Others who raised the subject say they were criticised by Ms Sturgeon and her “lackeys” — and described as “traitors”.

As former SNP MP Michelle Thomson has said: “At the very least she has utterly failed in her fiduciary duties and her responsibilities to party members.”

There has to be a public inquiry into what Sturgeon did know, and how all of this was allowed to happen. And if the SNP won’t allow it, then Westminster must.

Military charge

PLANS to force foreign defence firms to invest in UK industry and create British jobs in return for multi-million-pound taxpayer-funded contracts deserve a cautious welcome.

Overseas defence contractors would have to put money back through employment, factories, apprenticeships and supply chains under a “Buy British” edict from Chancellor Rachel Reeves.

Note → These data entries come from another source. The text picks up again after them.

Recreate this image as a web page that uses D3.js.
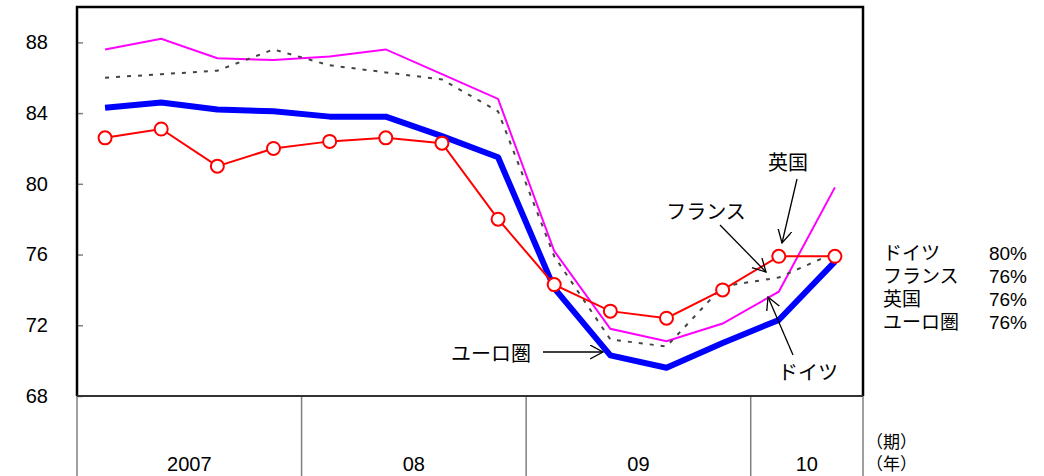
<!DOCTYPE html>
<html><head><meta charset="utf-8">
<script src="https://cdn.jsdelivr.net/npm/d3@7"></script>
<style>body{margin:0;background:#fff}</style>
</head><body><svg id="c" width="1044" height="476"></svg>
<script>
// ---- data ----
const quarters = ["07Q1","07Q2","07Q3","07Q4","08Q1","08Q2","08Q3","08Q4","09Q1","09Q2","09Q3","09Q4","10Q1","10Q2"];
const germany = [87.6, 88.2, 87.1, 87.0, 87.2, 87.6, 86.2, 84.8, 76.2, 71.8, 71.1, 72.1, 73.9, 79.8];
const france  = [86.0, 86.2, 86.4, 87.6, 86.7, 86.3, 85.9, 84.1, 75.9, 71.2, 70.8, 74.2, 74.7, 76.1];
const uk      = [82.6, 83.1, 81.0, 82.0, 82.4, 82.6, 82.3, 78.0, 74.3, 72.8, 72.4, 74.0, 75.9, 75.9];
const euro    = [84.3, 84.6, 84.2, 84.1, 83.8, 83.8, 82.7, 81.5, 74.1, 70.3, 69.6, 71.0, 72.3, 75.6];
const yTicks = [68, 72, 76, 80, 84, 88];
const years = ["2007", "08", "09", "10"];
const yearQuarterCounts = [4, 4, 4, 2];
const legendNames = ["ドイツ", "フランス", "英国", "ユーロ圏"];
const legendValues = ["80%", "76%", "76%", "76%"];

// ---- layout ----
const L = 77, R = 863, T = 7, B = 396, H = 476;
const svg = d3.select("#c");
const x = d3.scaleBand().domain(quarters).range([L, R]).padding(0);
const y = d3.scaleLinear().domain([68, 90]).range([B, T]);
const cx = q => x(q) + x.bandwidth() / 2;
const latin = "'Liberation Sans', Arial, sans-serif";
const jp = "'Liberation Sans', 'Noto Sans CJK JP', sans-serif";

// y axis
const yAxis = d3.axisLeft(y).tickValues(yTicks).tickSizeInner(-6).tickSizeOuter(0).tickPadding(29);
const gy = svg.append("g").attr("transform", `translate(${L},0)`).call(yAxis);
gy.select(".domain").remove();
gy.selectAll(".tick line").attr("stroke", "#808080").attr("stroke-width", 1.5);
gy.selectAll(".tick text").attr("font-family", latin).attr("font-size", 20).attr("fill", "#000");

// year bands in the x area
let acc = 0;
const bounds = [0];
yearQuarterCounts.forEach(c => { acc += c; bounds.push(acc); });
bounds.forEach((b, i) => {
  const xp = b < quarters.length ? x(quarters[b]) : R;
  svg.append("line").attr("x1", xp).attr("x2", xp).attr("y1", B).attr("y2", H)
    .attr("stroke", "#808080").attr("stroke-width", 1.5);
});
years.forEach((yr, i) => {
  const x0 = x(quarters[bounds[i]]);
  const x1 = bounds[i + 1] < quarters.length ? x(quarters[bounds[i + 1]]) : R;
  svg.append("text").attr("x", (x0 + x1) / 2).attr("y", 471).attr("text-anchor", "middle")
    .attr("font-family", latin).attr("font-size", 20).text(yr);
});
svg.append("text").attr("x", 866).attr("y", 448).attr("font-family", jp).attr("font-size", 17).text("（期）");
svg.append("text").attr("x", 866).attr("y", 470).attr("font-family", jp).attr("font-size", 17).text("（年）");

// series
const line = d3.line().x((d, i) => cx(quarters[i])).y(d => y(d));
svg.append("path").datum(euro).attr("d", line).attr("fill", "none").attr("stroke", "#0000ff").attr("stroke-width", 6).attr("stroke-linejoin", "round");
svg.append("path").datum(germany).attr("d", line).attr("fill", "none").attr("stroke", "#ff00ff").attr("stroke-width", 2);
svg.append("path").datum(france).attr("d", line).attr("fill", "none").attr("stroke", "#444").attr("stroke-width", 2).attr("stroke-dasharray", "4,7");
svg.append("path").datum(uk).attr("d", line).attr("fill", "none").attr("stroke", "#ff0000").attr("stroke-width", 2);
svg.selectAll("circle.uk").data(uk).join("circle").attr("class", "uk")
  .attr("cx", (d, i) => cx(quarters[i])).attr("cy", d => y(d)).attr("r", 6.5)
  .attr("fill", "#fff").attr("stroke", "#ff0000").attr("stroke-width", 2);

// frame
svg.append("path").attr("d", `M${L},${B} L${L},${T} L${R},${T} L${R},${B}`).attr("fill", "none").attr("stroke", "#000").attr("stroke-width", 2.5);
svg.append("line").attr("x1", L).attr("x2", R).attr("y1", B).attr("y2", B).attr("stroke", "#333").attr("stroke-width", 2);

// annotations
svg.append("defs").append("marker").attr("id", "ah").attr("markerUnits", "userSpaceOnUse")
  .attr("markerWidth", 16).attr("markerHeight", 16).attr("refX", 13).attr("refY", 7).attr("orient", "auto")
  .append("path").attr("d", "M0,0 L13,7 L0,14").attr("fill", "none").attr("stroke", "#000").attr("stroke-width", 1.3);
const ann = [
  {t: "英国", tx: 788, ty: 170, x1: 797, y1: 179, x2: 782, y2: 243},
  {t: "フランス", tx: 706, ty: 219, x1: 720, y1: 225, x2: 766, y2: 272},
  {t: "ドイツ", tx: 808, ty: 380, x1: 793, y1: 355, x2: 768, y2: 297},
  {t: "ユーロ圏", tx: 491, ty: 361, x1: 543, y1: 352, x2: 603, y2: 352}
];
ann.forEach(a => {
  svg.append("line").attr("x1", a.x1).attr("y1", a.y1).attr("x2", a.x2).attr("y2", a.y2)
    .attr("stroke", "#000").attr("stroke-width", 1.3).attr("marker-end", "url(#ah)");
  svg.append("text").attr("x", a.tx).attr("y", a.ty).attr("text-anchor", "middle")
    .attr("font-family", jp).attr("font-size", 20).text(a.t);
});

// legend on the right
legendNames.forEach((n, i) => {
  const yy = 260 + i * 23;
  svg.append("text").attr("x", 883).attr("y", yy).attr("font-family", jp).attr("font-size", 19).text(n);
  svg.append("text").attr("x", 1027).attr("y", yy).attr("text-anchor", "end").attr("font-family", latin).attr("font-size", 19).text(legendValues[i]);
});
</script></body></html>
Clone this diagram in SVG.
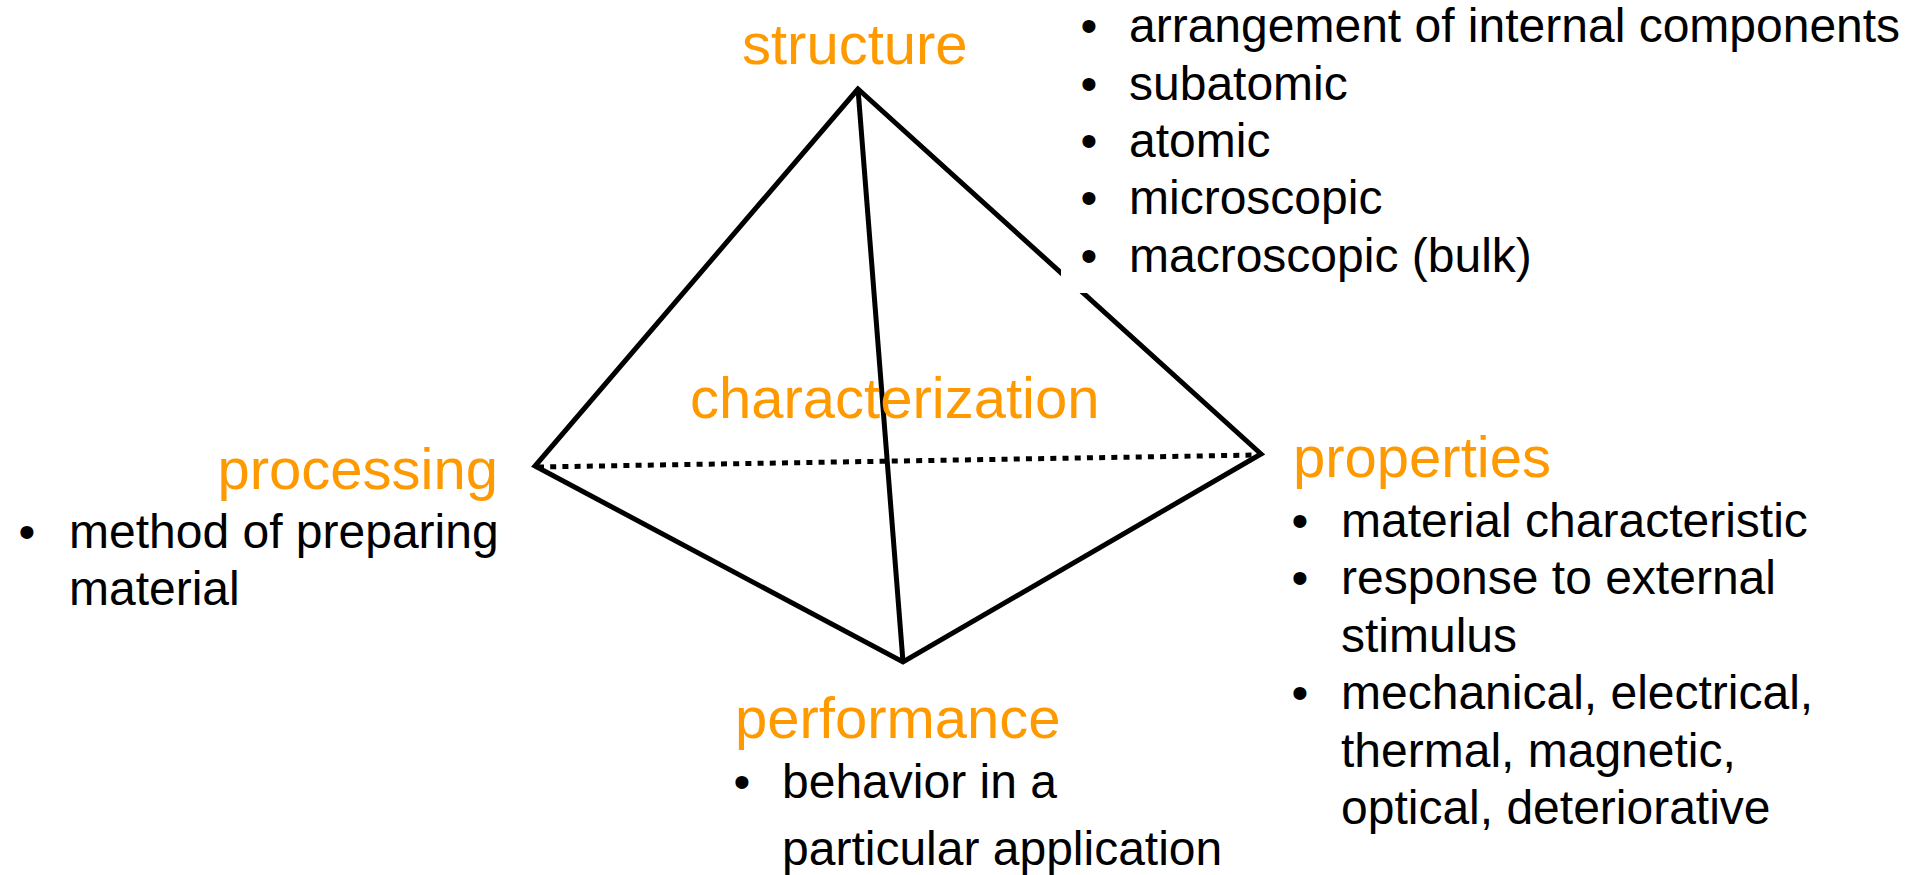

Of course, it would be better if the contracts went to British firms in the first place but any boost to our underfunded defences would be a bonus for Defence Secretary John Healey.

Our Army, Navy and Royal Air Force still face a shortfall of £28billion.

Meanwhile, the Government, paralysed by leadership wrangling, seems no nearer to publishing the long-overdue Defence Investment Plan, which is unlikely to go much more than halfway to closing the funding gap at best.

In an increasingly dangerous world, such a failure is indefensible.